Even when \(p\) is fixed, [Hu2005] reports that when \(|p|\) is large (say, above 10), there might be no solution for the first two equations in (6).

Hellinger Distance

To measure estimation errors, one good choice is the Hellinger distance between the true and estimated parameters.

Proposition. Let \((p_1, a_1, b_1)\) and \((p_2, a_2, b_2)\) be the parameters of two GIG distributions. The squared Hellinger distance between the two distributions is given by:

\[H_{GIG}^2(p_1, a_1, b_1 \| p_2, a_2, b_2) = 1 - \frac{(a_1/b_1)^{p_1/4} (a_2/b_2)^{p_2/4}} {\sqrt{K_{p_1}(\sqrt{a_1 b_1}) K_{p_2}(\sqrt{a_2 b_2})}} \frac{K_{\bar{p}}(\sqrt{\bar{a}\bar{b}})}{(\bar{a}/\bar{b})^{\bar{p}/2}},\]

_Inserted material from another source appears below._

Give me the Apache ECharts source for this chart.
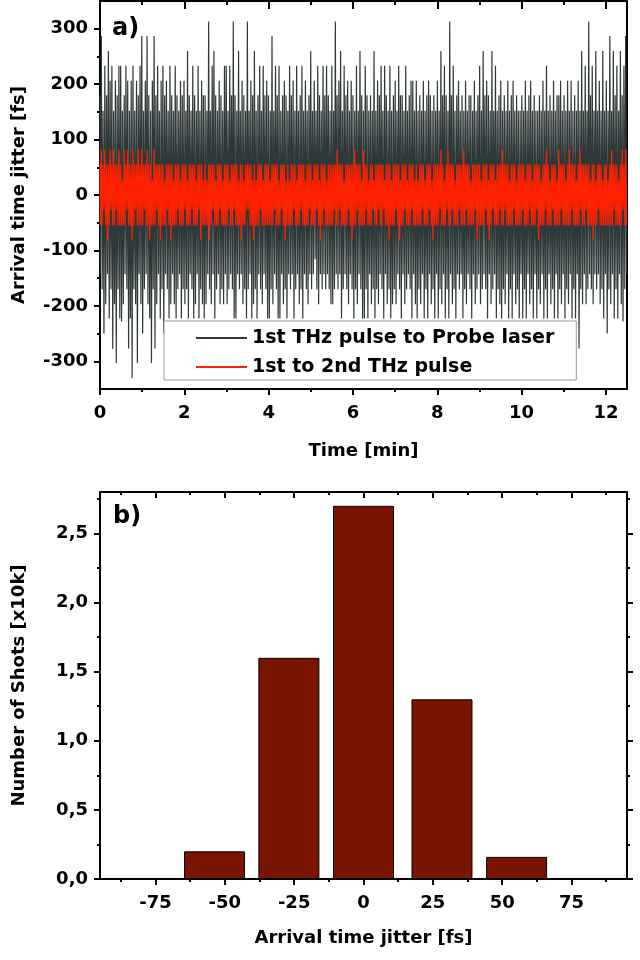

where \(\bar{p} = (p_1 + p_2)/2\), \(\bar{a} = (a_1 + a_2)/2\), and \(\bar{b} = (b_1 + b_2)/2\).

Special Cases

There are several important special cases of the GIG distribution:

Inverse Gaussian (IG): when \(p = -1/2\)
Gamma: when \(p > 0\) and \(b \to 0\), giving \(\text{Gamma}(p, a/2)\)
Inverse Gamma: when \(p < 0\) and \(a \to 0\), giving \(\text{InvGamma}(-p, b/2)\)

These special cases are implemented as separate classes in normix:

InverseGaussian
Gamma
InverseGamma

References

[Jorgensen2012]

Jørgensen, B. (2012). Statistical Properties of the Generalized Inverse Gaussian Distribution. Springer.